→ **INSTRUCTIONS FOR THE TASK**: Starting at the top of the listing, extract every line up to and including the one with "from matplotlib.patches import FancyBboxPatch". Pictures stay out of the copy.
----
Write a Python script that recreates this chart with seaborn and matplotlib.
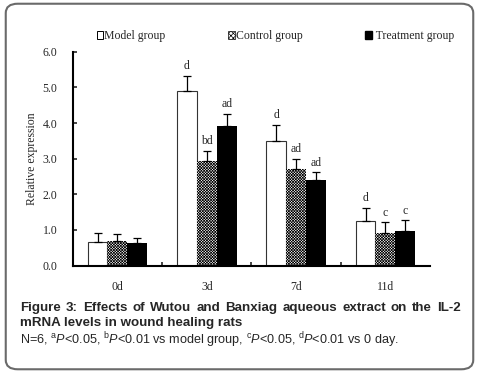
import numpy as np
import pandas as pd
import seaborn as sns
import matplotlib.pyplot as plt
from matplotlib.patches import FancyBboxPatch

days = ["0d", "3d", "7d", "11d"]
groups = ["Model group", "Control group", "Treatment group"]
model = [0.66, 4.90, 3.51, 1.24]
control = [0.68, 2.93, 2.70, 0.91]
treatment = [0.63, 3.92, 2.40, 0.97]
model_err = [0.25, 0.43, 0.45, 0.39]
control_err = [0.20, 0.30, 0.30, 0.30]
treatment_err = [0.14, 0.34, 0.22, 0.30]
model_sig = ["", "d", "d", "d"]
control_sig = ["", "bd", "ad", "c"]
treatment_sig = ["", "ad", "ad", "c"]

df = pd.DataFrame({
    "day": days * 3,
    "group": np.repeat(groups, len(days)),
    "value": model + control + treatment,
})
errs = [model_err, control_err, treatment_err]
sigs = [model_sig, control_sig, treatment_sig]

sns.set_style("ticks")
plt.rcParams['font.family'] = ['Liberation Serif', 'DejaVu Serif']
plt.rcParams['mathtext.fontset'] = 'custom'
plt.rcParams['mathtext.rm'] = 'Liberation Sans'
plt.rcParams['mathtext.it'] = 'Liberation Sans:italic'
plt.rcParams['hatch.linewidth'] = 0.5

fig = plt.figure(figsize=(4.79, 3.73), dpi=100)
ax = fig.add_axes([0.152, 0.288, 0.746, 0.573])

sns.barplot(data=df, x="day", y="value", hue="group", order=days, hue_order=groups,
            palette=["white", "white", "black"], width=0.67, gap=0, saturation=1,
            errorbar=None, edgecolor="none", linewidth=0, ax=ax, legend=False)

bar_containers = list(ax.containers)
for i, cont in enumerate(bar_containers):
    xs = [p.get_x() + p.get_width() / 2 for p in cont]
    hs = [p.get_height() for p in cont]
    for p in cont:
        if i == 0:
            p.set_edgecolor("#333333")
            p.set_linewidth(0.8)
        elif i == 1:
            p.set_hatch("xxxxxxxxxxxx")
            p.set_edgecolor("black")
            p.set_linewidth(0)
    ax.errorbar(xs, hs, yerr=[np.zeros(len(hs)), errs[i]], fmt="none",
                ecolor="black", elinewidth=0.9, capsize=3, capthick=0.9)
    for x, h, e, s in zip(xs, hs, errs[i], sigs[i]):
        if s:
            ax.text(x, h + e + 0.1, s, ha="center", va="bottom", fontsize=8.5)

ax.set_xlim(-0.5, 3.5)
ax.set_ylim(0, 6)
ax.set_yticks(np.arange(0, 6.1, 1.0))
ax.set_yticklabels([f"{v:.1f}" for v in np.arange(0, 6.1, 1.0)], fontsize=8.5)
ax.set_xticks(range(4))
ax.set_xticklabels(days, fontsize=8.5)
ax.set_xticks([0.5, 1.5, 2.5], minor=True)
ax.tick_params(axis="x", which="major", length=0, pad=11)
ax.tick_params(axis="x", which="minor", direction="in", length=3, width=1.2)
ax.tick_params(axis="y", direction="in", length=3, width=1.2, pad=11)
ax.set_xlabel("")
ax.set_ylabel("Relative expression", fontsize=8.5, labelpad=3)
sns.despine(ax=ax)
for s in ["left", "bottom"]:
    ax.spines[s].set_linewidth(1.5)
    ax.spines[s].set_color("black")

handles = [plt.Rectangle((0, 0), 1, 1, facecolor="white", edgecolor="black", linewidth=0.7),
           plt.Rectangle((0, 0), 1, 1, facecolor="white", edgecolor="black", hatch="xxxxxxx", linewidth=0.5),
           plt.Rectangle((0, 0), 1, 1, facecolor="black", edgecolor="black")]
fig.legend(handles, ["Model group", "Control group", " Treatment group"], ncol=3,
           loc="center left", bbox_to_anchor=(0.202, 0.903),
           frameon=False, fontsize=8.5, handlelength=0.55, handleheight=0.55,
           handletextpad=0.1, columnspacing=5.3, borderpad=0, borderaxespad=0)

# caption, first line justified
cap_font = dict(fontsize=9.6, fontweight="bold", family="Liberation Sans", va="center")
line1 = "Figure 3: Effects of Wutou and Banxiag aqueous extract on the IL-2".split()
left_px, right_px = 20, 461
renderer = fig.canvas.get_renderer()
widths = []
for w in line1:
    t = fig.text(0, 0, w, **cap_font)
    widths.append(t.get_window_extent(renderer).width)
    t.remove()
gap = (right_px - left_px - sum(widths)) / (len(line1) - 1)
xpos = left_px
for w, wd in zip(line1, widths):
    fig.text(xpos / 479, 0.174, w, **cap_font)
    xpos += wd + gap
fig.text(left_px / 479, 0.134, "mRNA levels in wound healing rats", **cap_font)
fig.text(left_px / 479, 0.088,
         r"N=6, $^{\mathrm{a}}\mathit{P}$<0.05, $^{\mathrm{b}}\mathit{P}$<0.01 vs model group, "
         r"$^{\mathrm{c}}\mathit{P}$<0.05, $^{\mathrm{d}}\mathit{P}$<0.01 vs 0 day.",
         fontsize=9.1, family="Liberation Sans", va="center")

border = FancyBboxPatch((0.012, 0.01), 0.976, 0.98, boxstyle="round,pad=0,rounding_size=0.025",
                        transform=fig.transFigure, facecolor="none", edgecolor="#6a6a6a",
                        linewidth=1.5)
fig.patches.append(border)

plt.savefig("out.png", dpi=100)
----
→ **SOLUTION TO THE PROBLEM**:
Write a Python script that recreates this chart with seaborn and matplotlib.
import numpy as np
import pandas as pd
import seaborn as sns
import matplotlib.pyplot as plt
from matplotlib.patches import FancyBboxPatch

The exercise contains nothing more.